> [Data listing]:
◆ ◆ ◆
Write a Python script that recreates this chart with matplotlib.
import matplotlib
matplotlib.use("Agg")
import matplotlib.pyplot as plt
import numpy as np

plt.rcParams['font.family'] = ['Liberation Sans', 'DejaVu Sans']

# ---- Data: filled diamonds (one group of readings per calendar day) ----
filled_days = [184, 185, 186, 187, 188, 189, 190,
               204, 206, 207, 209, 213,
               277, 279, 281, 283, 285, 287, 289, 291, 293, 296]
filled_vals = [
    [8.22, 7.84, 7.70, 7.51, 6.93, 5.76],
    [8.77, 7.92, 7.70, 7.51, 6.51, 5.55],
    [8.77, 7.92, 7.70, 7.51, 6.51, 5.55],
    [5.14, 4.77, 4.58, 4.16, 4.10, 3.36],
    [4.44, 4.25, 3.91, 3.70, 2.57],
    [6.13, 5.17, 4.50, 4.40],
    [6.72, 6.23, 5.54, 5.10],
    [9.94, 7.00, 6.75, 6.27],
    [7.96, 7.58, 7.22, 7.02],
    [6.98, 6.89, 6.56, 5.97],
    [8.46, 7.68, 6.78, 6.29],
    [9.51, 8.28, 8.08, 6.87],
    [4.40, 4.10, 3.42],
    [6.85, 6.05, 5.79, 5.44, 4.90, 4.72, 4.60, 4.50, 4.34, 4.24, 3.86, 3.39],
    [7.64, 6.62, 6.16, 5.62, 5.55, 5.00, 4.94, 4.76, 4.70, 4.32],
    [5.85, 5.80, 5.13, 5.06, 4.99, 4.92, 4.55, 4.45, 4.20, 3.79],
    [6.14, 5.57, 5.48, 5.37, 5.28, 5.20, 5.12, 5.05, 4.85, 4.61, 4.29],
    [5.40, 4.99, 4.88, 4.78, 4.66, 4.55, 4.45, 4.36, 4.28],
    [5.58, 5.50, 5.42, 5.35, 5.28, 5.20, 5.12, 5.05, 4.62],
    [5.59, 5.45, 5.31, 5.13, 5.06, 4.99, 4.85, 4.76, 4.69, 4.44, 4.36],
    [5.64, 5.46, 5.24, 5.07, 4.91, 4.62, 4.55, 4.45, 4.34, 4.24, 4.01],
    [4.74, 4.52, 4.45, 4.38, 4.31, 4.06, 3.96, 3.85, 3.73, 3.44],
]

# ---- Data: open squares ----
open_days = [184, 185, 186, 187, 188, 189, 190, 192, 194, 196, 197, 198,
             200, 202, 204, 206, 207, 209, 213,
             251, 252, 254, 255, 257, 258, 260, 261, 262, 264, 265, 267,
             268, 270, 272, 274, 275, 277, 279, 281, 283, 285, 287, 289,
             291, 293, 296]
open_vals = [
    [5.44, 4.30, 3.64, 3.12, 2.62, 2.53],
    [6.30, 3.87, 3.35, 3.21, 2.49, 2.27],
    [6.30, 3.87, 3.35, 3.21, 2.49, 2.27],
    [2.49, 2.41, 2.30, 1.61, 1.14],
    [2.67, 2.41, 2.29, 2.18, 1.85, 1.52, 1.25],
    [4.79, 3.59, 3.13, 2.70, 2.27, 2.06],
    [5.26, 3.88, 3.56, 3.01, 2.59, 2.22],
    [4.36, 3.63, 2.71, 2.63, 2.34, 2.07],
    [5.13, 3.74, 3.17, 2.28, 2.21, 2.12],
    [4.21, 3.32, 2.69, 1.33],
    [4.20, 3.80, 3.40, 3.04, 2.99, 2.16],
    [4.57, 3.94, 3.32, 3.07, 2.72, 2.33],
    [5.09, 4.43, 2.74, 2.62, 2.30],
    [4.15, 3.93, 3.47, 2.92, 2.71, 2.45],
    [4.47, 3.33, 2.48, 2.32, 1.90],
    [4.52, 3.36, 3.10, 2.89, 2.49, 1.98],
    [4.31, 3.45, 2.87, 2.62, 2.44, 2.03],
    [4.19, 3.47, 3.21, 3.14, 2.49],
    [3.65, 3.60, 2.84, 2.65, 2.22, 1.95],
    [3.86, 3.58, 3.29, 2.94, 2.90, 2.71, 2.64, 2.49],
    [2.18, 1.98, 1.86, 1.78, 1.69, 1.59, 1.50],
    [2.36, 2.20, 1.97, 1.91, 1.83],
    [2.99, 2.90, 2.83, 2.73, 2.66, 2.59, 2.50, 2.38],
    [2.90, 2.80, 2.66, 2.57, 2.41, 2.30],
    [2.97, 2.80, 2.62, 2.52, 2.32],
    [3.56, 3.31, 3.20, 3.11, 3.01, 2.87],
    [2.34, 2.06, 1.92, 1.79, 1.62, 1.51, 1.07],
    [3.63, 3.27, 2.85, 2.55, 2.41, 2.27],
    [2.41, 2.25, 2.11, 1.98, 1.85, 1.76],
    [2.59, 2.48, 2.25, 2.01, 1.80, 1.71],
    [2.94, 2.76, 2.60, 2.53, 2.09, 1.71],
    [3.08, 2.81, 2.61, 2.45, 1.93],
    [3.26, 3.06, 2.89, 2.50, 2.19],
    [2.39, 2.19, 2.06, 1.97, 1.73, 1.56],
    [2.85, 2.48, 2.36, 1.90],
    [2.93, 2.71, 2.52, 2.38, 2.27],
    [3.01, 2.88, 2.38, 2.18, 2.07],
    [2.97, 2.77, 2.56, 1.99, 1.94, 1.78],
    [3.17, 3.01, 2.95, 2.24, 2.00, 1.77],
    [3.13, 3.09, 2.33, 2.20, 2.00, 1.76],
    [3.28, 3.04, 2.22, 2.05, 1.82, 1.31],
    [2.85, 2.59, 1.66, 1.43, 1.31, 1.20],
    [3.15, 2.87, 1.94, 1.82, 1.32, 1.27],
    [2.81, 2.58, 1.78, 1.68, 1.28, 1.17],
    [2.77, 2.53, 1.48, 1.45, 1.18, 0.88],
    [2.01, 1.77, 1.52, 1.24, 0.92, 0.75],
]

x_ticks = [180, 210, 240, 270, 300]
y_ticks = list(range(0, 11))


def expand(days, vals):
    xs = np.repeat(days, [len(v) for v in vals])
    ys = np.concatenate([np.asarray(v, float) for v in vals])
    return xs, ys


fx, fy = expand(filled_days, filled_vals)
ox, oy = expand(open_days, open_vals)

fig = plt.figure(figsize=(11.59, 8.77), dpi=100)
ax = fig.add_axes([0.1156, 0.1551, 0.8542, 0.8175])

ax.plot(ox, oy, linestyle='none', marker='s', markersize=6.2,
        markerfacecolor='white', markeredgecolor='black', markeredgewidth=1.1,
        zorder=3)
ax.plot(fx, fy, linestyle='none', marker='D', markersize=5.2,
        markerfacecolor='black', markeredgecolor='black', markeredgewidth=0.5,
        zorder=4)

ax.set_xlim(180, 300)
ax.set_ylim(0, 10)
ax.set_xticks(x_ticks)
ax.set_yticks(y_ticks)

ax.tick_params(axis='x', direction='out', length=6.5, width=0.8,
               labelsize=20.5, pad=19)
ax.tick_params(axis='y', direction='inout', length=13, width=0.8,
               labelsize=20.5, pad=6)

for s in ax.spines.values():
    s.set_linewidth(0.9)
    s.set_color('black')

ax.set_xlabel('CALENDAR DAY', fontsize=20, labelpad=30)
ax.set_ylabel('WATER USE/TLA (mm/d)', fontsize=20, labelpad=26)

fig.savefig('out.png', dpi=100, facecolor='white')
◆ ◆ ◆
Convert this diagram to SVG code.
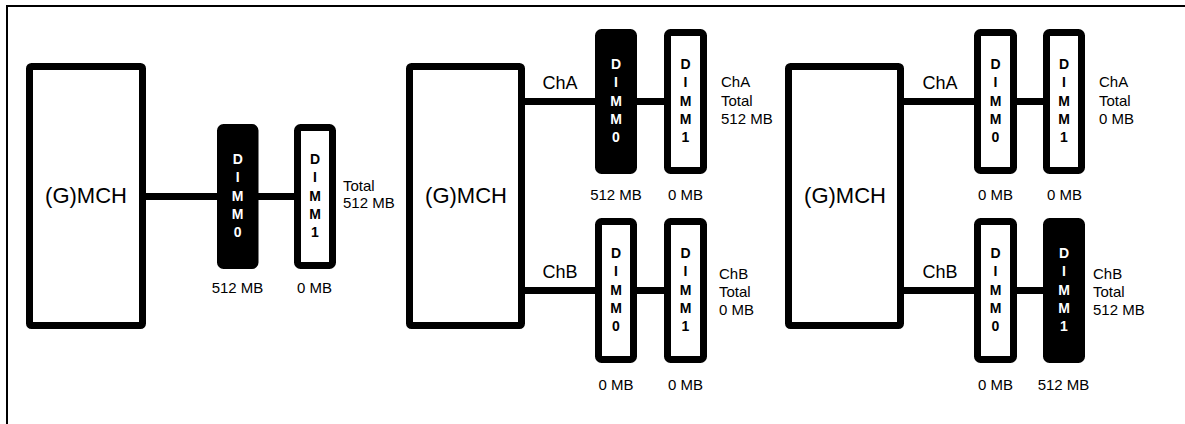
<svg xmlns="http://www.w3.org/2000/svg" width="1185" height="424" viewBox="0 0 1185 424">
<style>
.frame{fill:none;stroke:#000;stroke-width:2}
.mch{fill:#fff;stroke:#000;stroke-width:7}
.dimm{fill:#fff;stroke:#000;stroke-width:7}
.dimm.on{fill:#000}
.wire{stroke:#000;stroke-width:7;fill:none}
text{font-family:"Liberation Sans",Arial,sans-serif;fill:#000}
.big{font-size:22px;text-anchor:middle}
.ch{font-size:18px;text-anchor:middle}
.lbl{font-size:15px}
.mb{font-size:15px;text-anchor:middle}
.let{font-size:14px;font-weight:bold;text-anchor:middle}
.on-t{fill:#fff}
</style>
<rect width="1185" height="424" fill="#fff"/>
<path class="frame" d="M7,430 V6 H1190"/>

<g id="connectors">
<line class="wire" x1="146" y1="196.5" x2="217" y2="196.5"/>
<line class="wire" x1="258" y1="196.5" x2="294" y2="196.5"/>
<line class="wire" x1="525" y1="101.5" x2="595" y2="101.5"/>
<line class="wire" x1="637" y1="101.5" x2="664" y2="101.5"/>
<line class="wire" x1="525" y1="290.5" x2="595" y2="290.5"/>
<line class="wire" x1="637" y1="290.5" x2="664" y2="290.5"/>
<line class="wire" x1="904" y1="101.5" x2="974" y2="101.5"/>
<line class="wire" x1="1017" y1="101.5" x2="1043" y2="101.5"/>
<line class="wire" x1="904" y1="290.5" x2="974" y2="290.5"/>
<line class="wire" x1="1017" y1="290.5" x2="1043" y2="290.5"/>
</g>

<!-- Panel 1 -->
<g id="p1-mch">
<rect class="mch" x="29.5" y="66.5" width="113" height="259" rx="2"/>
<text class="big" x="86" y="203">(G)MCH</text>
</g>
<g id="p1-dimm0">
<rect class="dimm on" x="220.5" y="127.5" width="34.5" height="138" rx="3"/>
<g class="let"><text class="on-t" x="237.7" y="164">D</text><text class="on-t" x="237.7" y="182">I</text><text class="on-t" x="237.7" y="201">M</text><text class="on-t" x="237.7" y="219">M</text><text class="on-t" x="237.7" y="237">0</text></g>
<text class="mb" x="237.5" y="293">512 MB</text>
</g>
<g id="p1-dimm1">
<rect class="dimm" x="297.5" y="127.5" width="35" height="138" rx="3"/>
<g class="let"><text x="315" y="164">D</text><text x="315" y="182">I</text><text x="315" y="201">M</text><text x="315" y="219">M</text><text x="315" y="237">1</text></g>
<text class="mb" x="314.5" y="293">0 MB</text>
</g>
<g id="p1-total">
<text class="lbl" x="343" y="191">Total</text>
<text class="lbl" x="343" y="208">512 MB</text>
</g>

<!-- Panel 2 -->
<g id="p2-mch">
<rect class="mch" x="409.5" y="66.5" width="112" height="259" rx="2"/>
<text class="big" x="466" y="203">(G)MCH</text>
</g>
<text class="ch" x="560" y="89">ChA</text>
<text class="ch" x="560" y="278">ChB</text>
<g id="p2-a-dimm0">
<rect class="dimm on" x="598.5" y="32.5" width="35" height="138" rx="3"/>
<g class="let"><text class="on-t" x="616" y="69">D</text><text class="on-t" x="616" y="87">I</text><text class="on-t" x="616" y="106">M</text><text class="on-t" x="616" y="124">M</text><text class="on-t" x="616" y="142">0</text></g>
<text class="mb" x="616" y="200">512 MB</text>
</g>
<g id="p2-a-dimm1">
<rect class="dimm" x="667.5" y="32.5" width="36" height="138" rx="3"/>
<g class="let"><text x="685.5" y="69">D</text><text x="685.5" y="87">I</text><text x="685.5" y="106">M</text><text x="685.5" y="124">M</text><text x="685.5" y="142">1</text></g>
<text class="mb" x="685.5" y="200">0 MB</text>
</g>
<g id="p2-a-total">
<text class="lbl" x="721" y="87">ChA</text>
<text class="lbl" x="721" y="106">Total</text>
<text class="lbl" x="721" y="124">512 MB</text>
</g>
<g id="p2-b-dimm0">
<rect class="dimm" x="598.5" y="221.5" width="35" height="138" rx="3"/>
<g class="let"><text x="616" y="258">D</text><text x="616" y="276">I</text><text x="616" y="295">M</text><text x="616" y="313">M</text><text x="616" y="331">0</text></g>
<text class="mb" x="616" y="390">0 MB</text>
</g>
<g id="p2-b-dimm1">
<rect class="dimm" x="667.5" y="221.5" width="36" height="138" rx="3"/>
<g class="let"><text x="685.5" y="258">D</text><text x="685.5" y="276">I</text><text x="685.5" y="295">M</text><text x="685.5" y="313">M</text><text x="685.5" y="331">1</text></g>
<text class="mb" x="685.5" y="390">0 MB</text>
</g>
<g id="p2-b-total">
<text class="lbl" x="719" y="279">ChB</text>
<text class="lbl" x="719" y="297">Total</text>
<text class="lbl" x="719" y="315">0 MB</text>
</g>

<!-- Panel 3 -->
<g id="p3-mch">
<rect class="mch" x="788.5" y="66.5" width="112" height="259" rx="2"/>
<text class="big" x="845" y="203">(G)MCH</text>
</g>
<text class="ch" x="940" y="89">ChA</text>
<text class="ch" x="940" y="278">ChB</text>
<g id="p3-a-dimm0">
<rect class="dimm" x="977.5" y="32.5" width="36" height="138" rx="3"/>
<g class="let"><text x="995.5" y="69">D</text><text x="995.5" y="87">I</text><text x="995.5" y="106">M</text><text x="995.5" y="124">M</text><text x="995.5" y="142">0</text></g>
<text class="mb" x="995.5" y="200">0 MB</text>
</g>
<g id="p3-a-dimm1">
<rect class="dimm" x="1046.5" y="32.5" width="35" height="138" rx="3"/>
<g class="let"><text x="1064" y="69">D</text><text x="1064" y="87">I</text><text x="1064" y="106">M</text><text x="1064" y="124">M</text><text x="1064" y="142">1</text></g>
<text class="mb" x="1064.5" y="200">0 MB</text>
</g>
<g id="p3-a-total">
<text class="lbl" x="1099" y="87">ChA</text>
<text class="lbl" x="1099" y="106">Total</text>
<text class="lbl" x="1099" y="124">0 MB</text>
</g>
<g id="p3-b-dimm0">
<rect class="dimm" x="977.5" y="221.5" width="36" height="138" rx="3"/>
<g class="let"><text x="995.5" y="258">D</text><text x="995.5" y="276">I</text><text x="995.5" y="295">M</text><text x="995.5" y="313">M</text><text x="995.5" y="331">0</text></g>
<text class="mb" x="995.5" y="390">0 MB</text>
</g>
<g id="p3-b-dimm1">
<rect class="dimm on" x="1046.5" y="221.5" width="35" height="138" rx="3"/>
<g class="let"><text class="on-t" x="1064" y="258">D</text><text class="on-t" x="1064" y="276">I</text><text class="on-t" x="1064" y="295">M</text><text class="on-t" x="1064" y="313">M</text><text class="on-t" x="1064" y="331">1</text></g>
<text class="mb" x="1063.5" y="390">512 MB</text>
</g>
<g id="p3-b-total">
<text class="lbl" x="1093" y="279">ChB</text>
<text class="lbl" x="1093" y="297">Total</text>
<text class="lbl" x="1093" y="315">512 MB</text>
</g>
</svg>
◆ ◆ ◆
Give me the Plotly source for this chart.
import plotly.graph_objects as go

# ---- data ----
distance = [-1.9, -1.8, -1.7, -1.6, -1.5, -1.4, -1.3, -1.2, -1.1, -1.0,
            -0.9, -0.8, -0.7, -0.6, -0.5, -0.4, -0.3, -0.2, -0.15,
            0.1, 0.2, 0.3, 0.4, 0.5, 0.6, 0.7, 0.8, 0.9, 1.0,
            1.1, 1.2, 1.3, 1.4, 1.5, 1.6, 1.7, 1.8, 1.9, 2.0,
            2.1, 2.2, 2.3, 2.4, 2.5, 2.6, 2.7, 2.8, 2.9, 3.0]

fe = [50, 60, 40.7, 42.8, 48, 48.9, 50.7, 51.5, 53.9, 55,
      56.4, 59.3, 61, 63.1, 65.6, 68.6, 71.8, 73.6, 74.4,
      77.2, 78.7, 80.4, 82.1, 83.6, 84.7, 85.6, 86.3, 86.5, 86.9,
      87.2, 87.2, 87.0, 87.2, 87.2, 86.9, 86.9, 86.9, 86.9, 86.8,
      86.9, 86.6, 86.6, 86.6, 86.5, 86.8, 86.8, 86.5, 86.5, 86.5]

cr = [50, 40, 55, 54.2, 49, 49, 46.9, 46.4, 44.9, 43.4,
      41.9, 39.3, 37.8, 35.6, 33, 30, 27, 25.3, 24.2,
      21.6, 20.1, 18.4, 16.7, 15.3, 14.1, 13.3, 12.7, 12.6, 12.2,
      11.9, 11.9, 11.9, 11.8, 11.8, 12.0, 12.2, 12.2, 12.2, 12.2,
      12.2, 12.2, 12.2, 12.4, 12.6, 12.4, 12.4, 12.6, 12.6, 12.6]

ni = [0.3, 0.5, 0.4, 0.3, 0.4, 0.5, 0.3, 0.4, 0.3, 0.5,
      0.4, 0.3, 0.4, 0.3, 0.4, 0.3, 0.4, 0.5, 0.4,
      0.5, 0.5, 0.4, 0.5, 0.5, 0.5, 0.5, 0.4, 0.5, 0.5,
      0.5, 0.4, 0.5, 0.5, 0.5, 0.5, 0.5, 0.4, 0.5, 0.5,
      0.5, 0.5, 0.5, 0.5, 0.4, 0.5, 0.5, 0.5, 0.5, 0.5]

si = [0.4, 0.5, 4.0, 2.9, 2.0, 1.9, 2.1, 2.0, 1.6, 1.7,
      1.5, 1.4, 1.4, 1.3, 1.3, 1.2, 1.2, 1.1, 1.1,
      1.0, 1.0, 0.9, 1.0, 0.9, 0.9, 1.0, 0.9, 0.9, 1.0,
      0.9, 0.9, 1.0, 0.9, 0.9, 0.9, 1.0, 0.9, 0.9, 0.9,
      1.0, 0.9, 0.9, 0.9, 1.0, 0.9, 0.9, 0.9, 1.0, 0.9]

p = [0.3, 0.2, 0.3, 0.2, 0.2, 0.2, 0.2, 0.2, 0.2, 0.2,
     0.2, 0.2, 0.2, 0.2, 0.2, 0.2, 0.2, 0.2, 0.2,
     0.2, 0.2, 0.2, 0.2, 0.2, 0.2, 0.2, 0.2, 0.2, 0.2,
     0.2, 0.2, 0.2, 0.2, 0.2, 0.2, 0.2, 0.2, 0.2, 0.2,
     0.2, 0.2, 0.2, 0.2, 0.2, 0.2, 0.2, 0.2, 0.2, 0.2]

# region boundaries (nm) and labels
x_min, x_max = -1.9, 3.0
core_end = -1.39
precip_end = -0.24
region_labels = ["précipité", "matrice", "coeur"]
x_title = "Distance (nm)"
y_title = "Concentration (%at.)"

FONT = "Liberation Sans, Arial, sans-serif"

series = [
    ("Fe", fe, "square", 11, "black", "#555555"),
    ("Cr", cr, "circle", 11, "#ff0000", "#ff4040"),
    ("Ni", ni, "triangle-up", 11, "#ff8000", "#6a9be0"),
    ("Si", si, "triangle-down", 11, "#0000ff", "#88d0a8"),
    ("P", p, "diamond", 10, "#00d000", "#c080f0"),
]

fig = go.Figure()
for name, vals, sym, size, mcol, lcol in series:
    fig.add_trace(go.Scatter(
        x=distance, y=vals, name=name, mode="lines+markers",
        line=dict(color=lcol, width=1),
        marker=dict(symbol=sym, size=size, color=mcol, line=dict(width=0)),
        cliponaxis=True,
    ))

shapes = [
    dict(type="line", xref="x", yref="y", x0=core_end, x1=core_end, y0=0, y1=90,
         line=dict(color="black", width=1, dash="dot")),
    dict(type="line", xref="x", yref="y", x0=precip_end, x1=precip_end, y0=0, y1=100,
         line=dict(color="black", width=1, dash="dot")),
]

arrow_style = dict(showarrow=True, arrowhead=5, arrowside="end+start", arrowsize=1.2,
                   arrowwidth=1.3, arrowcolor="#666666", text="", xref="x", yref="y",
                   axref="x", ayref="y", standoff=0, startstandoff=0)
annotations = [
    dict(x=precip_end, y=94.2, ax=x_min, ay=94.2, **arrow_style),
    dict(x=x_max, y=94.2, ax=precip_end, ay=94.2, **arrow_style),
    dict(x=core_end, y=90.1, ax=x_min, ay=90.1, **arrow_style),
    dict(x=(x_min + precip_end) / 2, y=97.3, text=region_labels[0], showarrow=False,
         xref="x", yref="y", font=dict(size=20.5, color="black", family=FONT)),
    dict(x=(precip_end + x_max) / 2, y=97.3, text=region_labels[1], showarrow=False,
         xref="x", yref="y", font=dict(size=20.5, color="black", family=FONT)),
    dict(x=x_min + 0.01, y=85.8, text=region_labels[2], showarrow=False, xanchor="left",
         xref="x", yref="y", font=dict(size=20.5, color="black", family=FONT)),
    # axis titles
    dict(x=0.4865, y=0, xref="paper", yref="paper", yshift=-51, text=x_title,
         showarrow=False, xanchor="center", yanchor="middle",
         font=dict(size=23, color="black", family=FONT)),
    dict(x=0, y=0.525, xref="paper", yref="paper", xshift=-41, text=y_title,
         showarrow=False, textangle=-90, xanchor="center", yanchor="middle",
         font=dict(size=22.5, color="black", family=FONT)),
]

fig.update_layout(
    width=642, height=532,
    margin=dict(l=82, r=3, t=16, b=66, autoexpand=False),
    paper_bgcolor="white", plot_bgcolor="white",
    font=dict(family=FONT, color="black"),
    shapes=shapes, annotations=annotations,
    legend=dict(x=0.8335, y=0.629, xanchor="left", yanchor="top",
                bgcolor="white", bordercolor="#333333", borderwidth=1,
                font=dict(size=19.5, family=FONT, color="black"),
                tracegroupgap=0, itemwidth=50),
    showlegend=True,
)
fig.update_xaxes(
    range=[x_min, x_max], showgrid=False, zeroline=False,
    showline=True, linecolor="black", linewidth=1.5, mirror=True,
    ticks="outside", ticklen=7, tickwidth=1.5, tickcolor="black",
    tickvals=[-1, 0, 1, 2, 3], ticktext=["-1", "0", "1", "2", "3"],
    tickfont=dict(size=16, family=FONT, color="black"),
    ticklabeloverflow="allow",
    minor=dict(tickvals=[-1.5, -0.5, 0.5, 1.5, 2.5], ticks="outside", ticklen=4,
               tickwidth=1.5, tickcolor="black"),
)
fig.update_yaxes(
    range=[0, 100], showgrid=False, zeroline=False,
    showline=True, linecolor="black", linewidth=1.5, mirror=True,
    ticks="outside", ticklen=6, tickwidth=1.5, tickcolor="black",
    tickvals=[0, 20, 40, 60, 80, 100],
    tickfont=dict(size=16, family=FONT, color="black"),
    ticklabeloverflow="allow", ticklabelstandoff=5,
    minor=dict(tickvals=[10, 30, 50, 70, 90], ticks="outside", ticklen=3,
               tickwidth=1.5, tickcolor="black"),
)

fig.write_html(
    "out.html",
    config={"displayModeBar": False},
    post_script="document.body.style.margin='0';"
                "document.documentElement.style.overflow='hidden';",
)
◆ ◆ ◆
> [JOB]:
Using the data above, extract exactly the lines from the one that holds "Write a Python" to the one that holds "plt.rcParams['font.family'] = ['Liberation", both ends included, and no others.

> [SOLUTION TO THIS TASK]:
Write a Python script that recreates this chart with matplotlib.
import matplotlib
matplotlib.use("Agg")
import matplotlib.pyplot as plt
import numpy as np

plt.rcParams['font.family'] = ['Liberation Sans', 'DejaVu Sans']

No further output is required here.